## Objective
Copy the lines of the data below exactly, starting at the first and stopping after the line that contains "-0.05, -0.10, -0.15, -0.20, -0.25, -0.30, -0.35, -0.40, -0.45]"; include no pictures.

-- Start of Source material --

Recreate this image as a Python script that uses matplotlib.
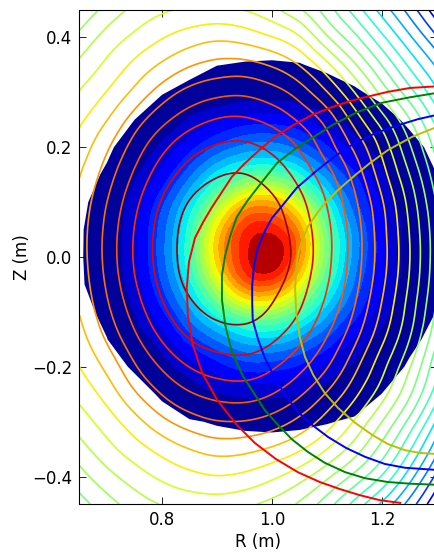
#!/usr/bin/env python
# coding: utf-8
import numpy as np
import matplotlib
matplotlib.use("Agg")
import matplotlib.pyplot as plt
import matplotlib.tri as tri
from matplotlib.colors import Normalize

# grille commune (m)
R_grid = [0.65, 0.70, 0.75, 0.80, 0.85, 0.90, 0.95, 1.00, 1.05, 1.10, 1.15, 1.20, 1.25, 1.30]
Z_grid = [0.45, 0.40, 0.35, 0.30, 0.25, 0.20, 0.15, 0.10, 0.05, 0.0,
          -0.05, -0.10, -0.15, -0.20, -0.25, -0.30, -0.35, -0.40, -0.45]

# profil rempli (en numero de bande)
profile = [
    [-.5, -.5, -.5, -.5, -.5, -.5, -.5, -.5, -.5, -.5, -.5, -.5, -.5, -.5],
    [-.5, -.5, -.5, -.5, -.4, -.32, -.3, -.27, -.3, -.4, -.5, -.5, -.5, -.5],
    [-.5, -.5, -.5, -.36, -.18, -.01, .04, .055, .025, -.11, -.25, -.4, -.5, -.5],
    [-.5, -.45, -.33, -.03, .15, .35, .5, .55, .45, .25, .07, -.14, -.3, -.45],
    [-.45, -.3, 0, .3, 1.1, 1.8, 2.4, 2.5, 2.1, 1.3, .6, .2, -.1, -.35],
    [-.4, -.1, .3, 1.2, 2.6, 4.2, 5.3, 5.5, 4.6, 3.1, 1.5, .55, .17, -.15],
    [-.24, .08, .85, 2.3, 4.7, 7.4, 9.3, 9.7, 8.1, 5.4, 3.1, 1.15, .3, 0],
    [-.14, .3, 1.4, 3.7, 7.0, 11.0, 14.6, 15.1, 12.3, 8.0, 4.3, 1.8, .5, .04],
    [-.08, .45, 1.7, 4.5, 8.5, 14.0, 18.0, 18.6, 15.6, 9.9, 5.4, 2.3, .65, .06],
    [-.07, .45, 1.75, 4.6, 8.8, 14.5, 18.6, 20.0, 16.0, 10.2, 5.5, 2.4, .65, .06],
    [-.09, .4, 1.5, 4.0, 7.6, 12.3, 16.5, 17.0, 13.4, 8.7, 4.8, 2.0, .6, .03],
    [-.18, .14, 1.0, 2.8, 5.6, 8.6, 11.0, 11.4, 9.3, 6.3, 3.5, 1.4, .4, -.02],
    [-.33, -.01, .55, 1.5, 3.4, 5.1, 6.5, 6.7, 5.6, 3.8, 1.8, .65, .14, -.18],
    [-.45, -.25, .08, .6, 1.5, 2.5, 3.4, 3.4, 2.8, 1.7, .8, .3, -.07, -.4],
    [-.5, -.45, -.25, .08, .5, .9, 1.2, 1.2, 1.0, .6, .3, -.01, -.3, -.5],
    [-.5, -.5, -.5, -.23, -.05, .05, .11, .13, .1, .03, -.07, -.33, -.5, -.5],
    [-.5, -.5, -.5, -.5, -.37, -.28, -.22, -.2, -.23, -.3, -.4, -.5, -.5, -.5],
    [-.5, -.5, -.5, -.5, -.5, -.5, -.5, -.5, -.5, -.5, -.5, -.5, -.5, -.5],
    [-.5, -.5, -.5, -.5, -.5, -.5, -.5, -.5, -.5, -.5, -.5, -.5, -.5, -.5],
]
profile_levels = list(range(1, 20)) + [21]

# surfaces de flux (en numero de contour)
flux = [
    [11.8, 10.65, 9.75, 9.15, 8.88, 8.82, 9.02, 9.72, 10.85, 12.5, 14.4, 16.4, 18.4, 20.7],
    [10.73, 9.63, 8.78, 8.06, 7.51, 7.21, 7.41, 7.95, 8.9, 10.86, 12.71, 14.76, 16.81, 18.91],
    [9.78, 8.78, 7.78, 6.85, 6.1, 5.7, 5.68, 6.12, 7.05, 8.75, 10.85, 13.05, 15.2, 17.2],
    [8.95, 7.95, 6.75, 5.55, 4.7, 4.27, 4.19, 4.6, 5.46, 6.95, 9.0, 11.35, 13.6, 15.8],
    [8.19, 7.02, 5.55, 4.3, 3.44, 2.95, 2.88, 3.3, 4.15, 5.4, 7.4, 9.55, 11.95, 14.4],
    [7.6, 6.15, 4.57, 3.25, 2.37, 1.9, 1.8, 2.22, 3.1, 4.5, 6.2, 8.3, 10.85, 13.4],
    [7.05, 5.5, 3.84, 2.5, 1.6, 1.08, .98, 1.45, 2.33, 3.63, 5.36, 7.55, 10.0, 12.7],
    [6.7, 5.0, 3.28, 1.93, .96, .46, .41, .84, 1.75, 3.06, 4.8, 6.9, 9.35, 12.1],
    [6.5, 4.72, 2.97, 1.64, .64, .13, .11, .53, 1.46, 2.78, 4.5, 6.64, 9.05, 11.75],
    [6.5, 4.67, 2.91, 1.6, .59, .08, .06, .42, 1.36, 2.74, 4.47, 6.58, 8.96, 11.7],
    [6.65, 4.86, 3.12, 1.79, .8, .31, .26, .7, 1.6, 2.94, 4.67, 6.78, 9.13, 11.85],
    [6.95, 5.25, 3.58, 2.23, 1.3, .78, .7, 1.15, 2.02, 3.38, 5.09, 7.18, 9.47, 12.25],
    [7.45, 5.87, 4.26, 2.93, 2.01, 1.57, 1.46, 1.87, 2.77, 4.07, 5.77, 7.8, 10.0, 12.9],
    [8.0, 6.73, 5.14, 3.88, 2.98, 2.53, 2.44, 2.87, 3.73, 4.94, 6.7, 8.67, 10.9, 13.8],
    [8.7, 7.6, 6.17, 4.97, 4.13, 3.69, 3.6, 4.0, 4.86, 6.13, 7.75, 9.6, 11.85, 14.6],
    [9.5, 8.5, 7.38, 6.28, 5.5, 5.06, 5.05, 5.46, 6.29, 7.5, 9.1, 11.0, 13.3, 16.2],
    [10.4, 9.35, 8.45, 7.65, 7.0, 6.62, 6.72, 7.15, 7.87, 9.0, 10.5, 12.4, 14.85, 17.7],
    [11.4, 10.35, 9.5, 8.8, 8.3, 8.05, 8.25, 8.8, 9.6, 10.8, 12.3, 14.1, 16.55, 19.3],
    [12.4, 11.4, 10.55, 9.95, 9.65, 9.55, 9.8, 10.3, 11.15, 12.55, 14.3, 16.2, 18.4, 20.9],
]
flux_levels = list(range(1, 22))
flux_jet = [.97, .91, .86, .82, .79, .75, .71, .66, .61, .57, .54, .50, .47, .43, .40, .35, .30, .25, .18, .12, .06]

# les quatre arcs
red_R = [1.233, 1.196, 1.160, 1.124, 1.087, 1.047, 1.007, .969, .936, .900, .873, .856, .847, .845, .849, .860, .875, .891,
         .927, .951, .975, 1.005, 1.038, 1.073, 1.109, 1.142, 1.169, 1.211, 1.251, 1.300]
red_Z = [-.448, -.443, -.434, -.423, -.410, -.392, -.368, -.339, -.306, -.260, -.211, -.160, -.107, -.056, -.009, .035, .064, .091,
         .146, .171, .193, .219, .240, .259, .273, .284, .291, .301, .308, .311]
green_R = [1.3, 1.251, 1.211, 1.169, 1.133, 1.096, 1.065, 1.036, 1.011, .987, .969, .947, .927, .915, .909, .909, .915, .924,
           .936, .955, .975, 1.009, 1.042, 1.073, 1.109, 1.155, 1.200, 1.251, 1.3]
green_Z = [-.415, -.413, -.410, -.403, -.392, -.375, -.355, -.332, -.306, -.279, -.251, -.217, -.173, -.124, -.078, -.033, .004, .038,
           .073, .102, .128, .171, .197, .217, .240, .264, .281, .291, .299]
blue_R = [1.3, 1.242, 1.205, 1.169, 1.135, 1.102, 1.073, 1.047, 1.025, 1.005, .987, .975, .965, .964, .964, .967, .973, .987,
          1.0, 1.015, 1.045, 1.082, 1.115, 1.151, 1.189, 1.229, 1.265, 1.3]
blue_Z = [-.388, -.384, -.377, -.364, -.348, -.328, -.306, -.282, -.253, -.220, -.184, -.151, -.115, -.084, -.051, -.018, .013, .047,
          .071, .089, .126, .158, .184, .208, .226, .240, .251, .259]
yellow_R = [1.3, 1.269, 1.242, 1.211, 1.182, 1.151, 1.120, 1.096, 1.075, 1.060, 1.051, 1.044, 1.042, 1.044, 1.047, 1.055, 1.065,
            1.080, 1.096, 1.120, 1.151, 1.178, 1.211, 1.255, 1.3]
yellow_Z = [-.359, -.357, -.352, -.341, -.324, -.302, -.275, -.248, -.215, -.182, -.148, -.102, -.056, -.024, .004, .031, .055,
            .077, .098, .122, .149, .171, .195, .219, .237]

x_ticks = [0.8, 1.0, 1.2]
y_ticks = [-0.4, -0.2, 0.0, 0.2, 0.4]

plt.rcParams['xtick.direction'] = 'in'
plt.rcParams['ytick.direction'] = 'in'
plt.rcParams['xtick.top'] = True
plt.rcParams['ytick.right'] = True
plt.rcParams['font.size'] = 12

fig = plt.figure(figsize=(4.35, 5.53), dpi=100)
ax = fig.add_axes([79.5 / 435, 49.0 / 553, 357.5 / 435, 494.0 / 553])

# le fond bleu fonce garde son contour polygonal
ax.contourf(R_grid, Z_grid, np.array(profile), levels=[0, 21], colors=[plt.cm.jet(0.024)], antialiased=True)

# les bandes et les surfaces de flux passent par le raffineur de matplotlib
RR, ZZ = np.meshgrid(R_grid, Z_grid)
triang = tri.Triangulation(RR.ravel(), ZZ.ravel())
refiner = tri.UniformTriRefiner(triang)
fine_p, profile_fine = refiner.refine_field(np.array(profile).ravel(), subdiv=2)
fine_f, flux_fine = refiner.refine_field(np.array(flux).ravel(), subdiv=3)
ax.tricontourf(fine_p, profile_fine, levels=profile_levels, cmap='jet', norm=Normalize(0, 21), antialiased=False)
ax.tricontour(fine_f, flux_fine, levels=flux_levels,
              colors=[plt.cm.jet(v) for v in flux_jet], linewidths=1.2)

ax.plot(red_R, red_Z, color='r', lw=1.4)
ax.plot(green_R, green_Z, color='g', lw=1.4)
ax.plot(blue_R, blue_Z, color='b', lw=1.4)
ax.plot(yellow_R, yellow_Z, color=(.75, .75, 0), lw=1.4)

ax.set_xlim(0.65, 1.3)
ax.set_ylim(-0.45, 0.45)
ax.set_xticks(x_ticks)
ax.set_yticks(y_ticks)
ax.tick_params(length=5, width=0.6, labelsize=12, pad=5)
ax.set_xlabel("R (m)", fontsize=12, labelpad=3)
ax.set_ylabel("Z (m)", fontsize=12, labelpad=1)

fig.savefig("out.png", dpi=100)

-- End of Source material --

## Exercise output
Recreate this image as a Python script that uses matplotlib.
#!/usr/bin/env python
# coding: utf-8
import numpy as np
import matplotlib
matplotlib.use("Agg")
import matplotlib.pyplot as plt
import matplotlib.tri as tri
from matplotlib.colors import Normalize

# grille commune (m)
R_grid = [0.65, 0.70, 0.75, 0.80, 0.85, 0.90, 0.95, 1.00, 1.05, 1.10, 1.15, 1.20, 1.25, 1.30]
Z_grid = [0.45, 0.40, 0.35, 0.30, 0.25, 0.20, 0.15, 0.10, 0.05, 0.0,
          -0.05, -0.10, -0.15, -0.20, -0.25, -0.30, -0.35, -0.40, -0.45]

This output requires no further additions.